Seleccionados
Imposible olvidar Sabra y Chatila
Ariel Sharon nunca rindió cuentas ante la justicia
El carnicero de Sabra y Chatila ha sido finalmente enterrado en su finca de Los Sicomoros, en el desierto del Negev. Un camión del Ejército, escoltado por generales, llevó el cuerpo de Ariel Sharon desde la Knesset (Parlamento) hasta el rancho elegido por Sharon como lugar de descanso. Fue el cierre a ocho años de coma irreversible e incertidumbre, a una vida llena de sangre, matanzas y muchas sombras.
Ariel Sharon, al que fue comparado con el asesino en serie de un condado de Inglaterra, será recordado siempre por sus crímenes y carnicerías, especialmente la horrible matanza de Sabra y Chatila, los dos campos de refugiados palestinos mascarados por las fuerzas israelíes y sus aliados de los falanges libaneses, en los suburbios del sur de Beirut.

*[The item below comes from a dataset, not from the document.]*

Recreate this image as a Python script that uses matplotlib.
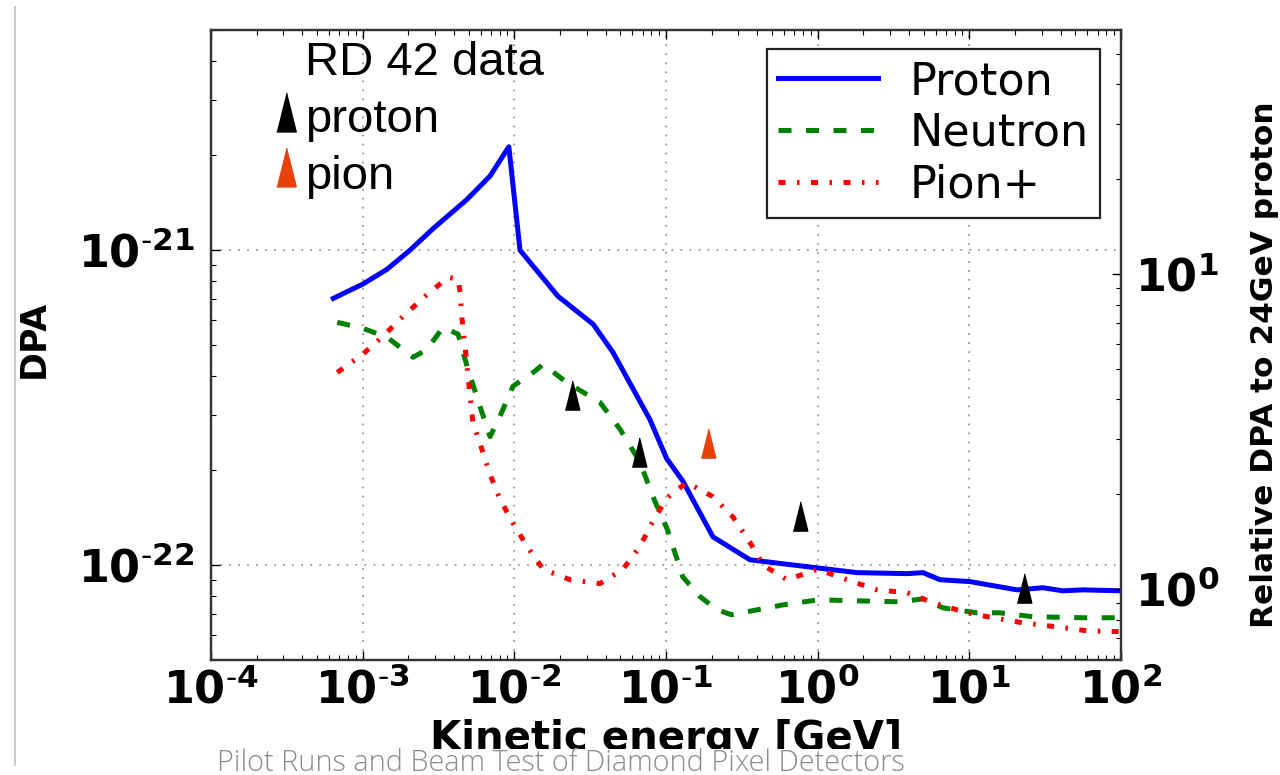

El diario español El País publicó el siguiente artículo, escrito por Ignacio Cembrero, un día después del entierro del asesino Sharon:
Imposible olvidar Sabra y Chatila
Un grupo de mujeres aterrorizadas logró, el 16 de septiembre de 1982, escaparse del campamento de refugiados de Chatila y llegar hasta unos militares israelíes apostados a tan solo cientos de metros del lugar donde se estaba perpetrando la mayor matanza de civiles palestinos de la historia. Les suplicaron que la parasen, pero no lo hicieron. Cuando acabó la matanza, en la madrugada del 18, se contabilizaron más de 2.000 muertos.
“El jueves [16 de septiembre] por la noche vimos llegar a nuestro puesto mujeres palestinas del campamento de Chatila”, confirmó un militar israelí al diario Haaretz de Tel Aviv. “Con gritos histéricos nos dijeron que los falangistas [milicia cristiana] recorrían las calles matando a niños y obligando a los hombres a subirse a camiones”, prosiguió. “Informé a mis oficiales, pero me contestaron: ‘Todo va bien; no temas nada”.
Probablemente no hubiese sido ni siquiera necesario escuchar a las mujeres para tomar conciencia de la tragedia en curso. En la azotea del edificio que albergaba la Embajada de Kuwait en Beirut había un puesto de observación israelí, desde donde se dominaban los campamentos, que este corresponsal vio. Parte de la matanza se perpetró de noche, pero los asaltantes alumbraron Sabra y Chatila con bengalas.
A finales de agosto de 1982, el Ejército israelí —a las órdenes de Ariel Sharon, ministro de Defensa— había logrado, tras dos meses de cerco, expulsar de Beirut a la Organización para la Liberación de Palestina (OLP) y conquistar, por primera vez, una capital árabe. En su guerra contra los palestinos contó con la ayuda de las milicias cristianas, especialmente de las Fuerzas Libanesas, también llamadas falangistas.
La oleada de indignación que suscitó la matanza, dentro y fuera de Israel, obligó a las autoridades israelíes, a poner en pie una comisión, presidida por el presidente del Tribunal Supremo, Isaac Kahan, para averiguar quién fue el responsable. “Es imposible justificar la ignorancia del peligro [que suponía la entrada de los falangistas en los campamentos] por parte del ministro de Defensa”, recalca la comisión Kahan en sus conclusiones, el 8 de febrero de 1983. Es “responsable de no haber dado las órdenes oportunas para reducir los riesgos que conllevaba la intervención de los falangistas”. “El ministro de Defensa no ha cumplido con su deber” y “debe él mismo extraer las consecuencias de sus errores”.
Sharon dimitió entonces, pero, como lamentó la prestigiosa ONG norteamericana Human Rights Watch el día de su muerte, nunca rindió cuentas ante la justicia, israelí o internacional. Regresó incluso en 2001 al Ejecutivo por la puerta grande: fue nombrado primer ministro.
El periodista israelí Amnon Kapeliouk, autor del libro Sabra y Chatila, investigación sobre una matanza, subrayó las insuficiencias de la labor de la comisión Kahan. Más aún que sus artículos minuciosos una frase del escritor israelí Amos Oz desmontó los argumentos que Sharon empleó para defenderse: “Aquel que invita al destripador de Yorkshire a pasar dos noches en un orfanato de niñas no puede después pretender, al ver los cadáveres amontonados, que había acordado con él que sólo lavaría las cabezas de las muchachas”.